His passion was fueled by his father, an optical effects supervisor in the film industry.
“I had another in-road … although he was in the commercial world not features,” Smith said. “My main job was making tea and sweeping around the place, but that’s the way to learn. You start at the bottom.”
He worked his way up not as an editor but as a sound designer for Holly Hunter in Jane Campion’s “The Piano” (1993) and Jim Carrey in Peter Weir’s “The Truman Show” (1998).
“I concentrated on sound for the first part of my career, then I did a transitional thing where I was working quite a lot with Peter Weir’s films as like a junior editor. Then I would be the sound supervisor or sound designer on his films, then eventually I became his editor.”
He said his sound editing background is very informative to his job of film editing.
“Sound is an incredible way to control people’s emotions and pace and rhythm,” Smith said. “It’s amazing what you can do subtly and subliminally. … I have an enormous sound library in my picture-editing [software] Avid that I draw on continuously as I’m cutting.”
After his work with Weir, he formed a long collaboration with Nolan on the trilogy of “Batman Begins” (2005), “The Dark Knight” (2008) and “The Dark Knight Rises” (2012).
This allowed him to edit the Oscar-winning performance of Heath Ledger, whom Smith got to know “reasonably well” after editing his early Australian film “Two Hands” (1999).
“I saw him several times during the shoot of ‘The Dark Knight’ on the set and it was always hugely amusing,” Smith said. “Right from the first day of shooting, I was just completely in awe of how far he’d come from doing a low-budget film in Australia to standing there with his back to camera holding onto that mask as he commands the screen.”
He’ll never forget watching the dailies come in of Ledger’s performance.
“I was sitting in a small trailer on location with Chris Nolan, the cinematographer and everybody else and we’re just all sitting there going, ‘Oh, man, this guy’s amazing,’ just the way he walks, the way he talks. He brought everything to that role.”
Sadly, Ledger died during post-production, meaning Smith watched footage of a ghost.

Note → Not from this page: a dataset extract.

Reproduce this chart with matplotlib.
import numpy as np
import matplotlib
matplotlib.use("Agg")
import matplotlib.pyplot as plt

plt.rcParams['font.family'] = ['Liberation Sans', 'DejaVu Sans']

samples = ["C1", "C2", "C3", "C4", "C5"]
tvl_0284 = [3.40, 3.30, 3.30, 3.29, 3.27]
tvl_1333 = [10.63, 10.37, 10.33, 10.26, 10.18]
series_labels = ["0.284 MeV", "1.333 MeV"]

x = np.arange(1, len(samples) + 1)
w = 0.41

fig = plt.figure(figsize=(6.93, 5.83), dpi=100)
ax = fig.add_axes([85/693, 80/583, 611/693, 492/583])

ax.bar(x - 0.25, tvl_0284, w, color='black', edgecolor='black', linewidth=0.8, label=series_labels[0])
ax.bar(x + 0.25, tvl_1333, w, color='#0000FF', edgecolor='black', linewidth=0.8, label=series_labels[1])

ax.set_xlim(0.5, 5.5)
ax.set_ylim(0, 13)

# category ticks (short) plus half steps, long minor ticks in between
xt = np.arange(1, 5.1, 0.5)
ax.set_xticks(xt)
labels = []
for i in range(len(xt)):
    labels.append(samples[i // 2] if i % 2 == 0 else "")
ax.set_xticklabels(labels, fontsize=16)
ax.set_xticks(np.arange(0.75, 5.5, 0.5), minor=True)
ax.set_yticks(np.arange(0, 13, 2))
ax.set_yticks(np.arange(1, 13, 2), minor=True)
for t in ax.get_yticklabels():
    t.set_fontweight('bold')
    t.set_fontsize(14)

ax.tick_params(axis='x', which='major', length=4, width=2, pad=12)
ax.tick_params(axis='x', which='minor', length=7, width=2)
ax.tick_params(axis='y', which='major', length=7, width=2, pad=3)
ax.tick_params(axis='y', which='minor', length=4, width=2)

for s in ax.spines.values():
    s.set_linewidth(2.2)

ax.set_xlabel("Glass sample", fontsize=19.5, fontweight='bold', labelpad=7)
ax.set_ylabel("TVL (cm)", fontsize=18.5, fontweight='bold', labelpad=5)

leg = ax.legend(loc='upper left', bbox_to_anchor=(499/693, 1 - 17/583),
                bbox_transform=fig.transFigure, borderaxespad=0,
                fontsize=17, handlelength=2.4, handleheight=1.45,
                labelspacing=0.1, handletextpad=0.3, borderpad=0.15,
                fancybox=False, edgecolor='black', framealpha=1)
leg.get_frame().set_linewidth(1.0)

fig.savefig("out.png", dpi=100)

“It was terribly sad,” Smith said. “We were about 10 or 12 weeks past the end of the shoot. It’s of course incredibly sad when anyone passes away, but he was such a brilliant actor and he brought so much to that role. … It was a great loss that he’s no longer with us.”
After “The Dark Knight,” Smith reunited with Nolan on the sci-fi masterpiece “Inception” (2010), cutting together the “dreams within dreams” without confusing the audience.

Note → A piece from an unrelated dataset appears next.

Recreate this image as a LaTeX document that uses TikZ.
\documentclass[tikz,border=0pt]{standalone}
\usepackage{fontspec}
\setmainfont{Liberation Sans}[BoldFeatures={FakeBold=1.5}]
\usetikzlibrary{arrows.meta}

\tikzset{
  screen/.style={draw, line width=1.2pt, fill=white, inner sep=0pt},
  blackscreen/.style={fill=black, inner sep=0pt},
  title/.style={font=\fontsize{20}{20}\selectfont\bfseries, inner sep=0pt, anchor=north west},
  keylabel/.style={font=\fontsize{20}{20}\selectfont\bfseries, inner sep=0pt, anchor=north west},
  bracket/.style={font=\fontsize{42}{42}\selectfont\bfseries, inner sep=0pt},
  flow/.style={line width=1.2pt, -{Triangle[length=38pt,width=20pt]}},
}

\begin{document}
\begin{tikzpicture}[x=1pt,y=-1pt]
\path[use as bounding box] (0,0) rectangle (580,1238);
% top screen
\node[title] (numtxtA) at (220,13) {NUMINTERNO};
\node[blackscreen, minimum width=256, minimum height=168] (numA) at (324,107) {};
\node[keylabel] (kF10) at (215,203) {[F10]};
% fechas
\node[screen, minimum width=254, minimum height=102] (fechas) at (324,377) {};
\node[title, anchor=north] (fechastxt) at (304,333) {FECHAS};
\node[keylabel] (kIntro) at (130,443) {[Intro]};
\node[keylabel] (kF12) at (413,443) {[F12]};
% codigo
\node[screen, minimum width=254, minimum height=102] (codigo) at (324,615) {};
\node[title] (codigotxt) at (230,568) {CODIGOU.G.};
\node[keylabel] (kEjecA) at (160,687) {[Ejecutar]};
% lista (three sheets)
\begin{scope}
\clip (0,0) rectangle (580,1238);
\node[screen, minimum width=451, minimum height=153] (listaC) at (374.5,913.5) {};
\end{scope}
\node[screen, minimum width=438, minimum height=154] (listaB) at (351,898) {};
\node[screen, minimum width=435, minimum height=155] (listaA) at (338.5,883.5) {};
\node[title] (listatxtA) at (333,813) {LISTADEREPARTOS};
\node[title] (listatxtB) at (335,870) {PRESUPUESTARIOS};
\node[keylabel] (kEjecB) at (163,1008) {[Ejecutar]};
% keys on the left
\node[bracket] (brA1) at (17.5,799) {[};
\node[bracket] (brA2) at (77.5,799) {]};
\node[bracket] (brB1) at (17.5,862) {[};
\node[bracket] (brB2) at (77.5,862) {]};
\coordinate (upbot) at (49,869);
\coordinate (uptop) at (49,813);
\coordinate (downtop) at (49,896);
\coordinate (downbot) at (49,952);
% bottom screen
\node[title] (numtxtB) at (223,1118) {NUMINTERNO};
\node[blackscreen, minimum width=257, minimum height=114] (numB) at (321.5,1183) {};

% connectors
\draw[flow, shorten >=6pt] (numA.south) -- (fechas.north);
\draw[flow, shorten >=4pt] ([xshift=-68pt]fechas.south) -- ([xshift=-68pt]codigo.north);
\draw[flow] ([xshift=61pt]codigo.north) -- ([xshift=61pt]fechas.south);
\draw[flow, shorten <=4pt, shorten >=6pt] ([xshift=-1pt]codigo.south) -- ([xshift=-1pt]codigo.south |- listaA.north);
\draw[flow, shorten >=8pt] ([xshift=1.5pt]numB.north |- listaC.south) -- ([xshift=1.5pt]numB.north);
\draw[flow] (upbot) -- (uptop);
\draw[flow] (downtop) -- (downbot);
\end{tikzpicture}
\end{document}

“That is the challenge,” Smith said. “Chris does make very complicated films and I think my job in the whole process is to try to keep it as understandable as you can, because there’s nothing worse than a film where the audience gets lost to the point of being disappointed.”
“The secret that we were always trying to do with Chris’ films, ‘Inception,’ ‘Interstellar,’ and ‘The Prestige,’ was being faithful to Chris’s original idea … but never getting into a point where you’d be sitting there as an audience member feeling that you’ve been left out.”
Test screenings proved vital to see if audiences grasp the intricacies.
“Those movies are very finely tuned,” Smith said. “Some people get them to great minute detail. Other people misunderstand them completely, but they still love them.”
Perhaps the biggest challenge was “Dunkirk” (2017), as Smith had to edit three intercutting timelines: a week on land, a day at sea and an hour in the air during World War II.
“There was an enormous amount of cross cutting,” Smith said. “We did do a lot of jigging around with the aerial stuff. … We had to move that around, add and subtract where it came in, so the audience … wasn’t completely perplexed.”
For his efforts, Smith won the Academy Award for Best Film Editing, receiving the award on stage from his former “Interstellar” colleague Matthew McConaughey.
Most recently, he worked on Mendes’ World War I epic “1917” (2019), which was edited to appear as if one continuous shot when really it was several long takes stitched together.
“Sam and I agreed we’d never divulge how many cuts there actually are,” Smith said. “We didn’t know 100 percent that this was going to work, [so] some of those joins were very hair raising. … There’s a lot of monkey business in that movie. That’s all I can tell you!”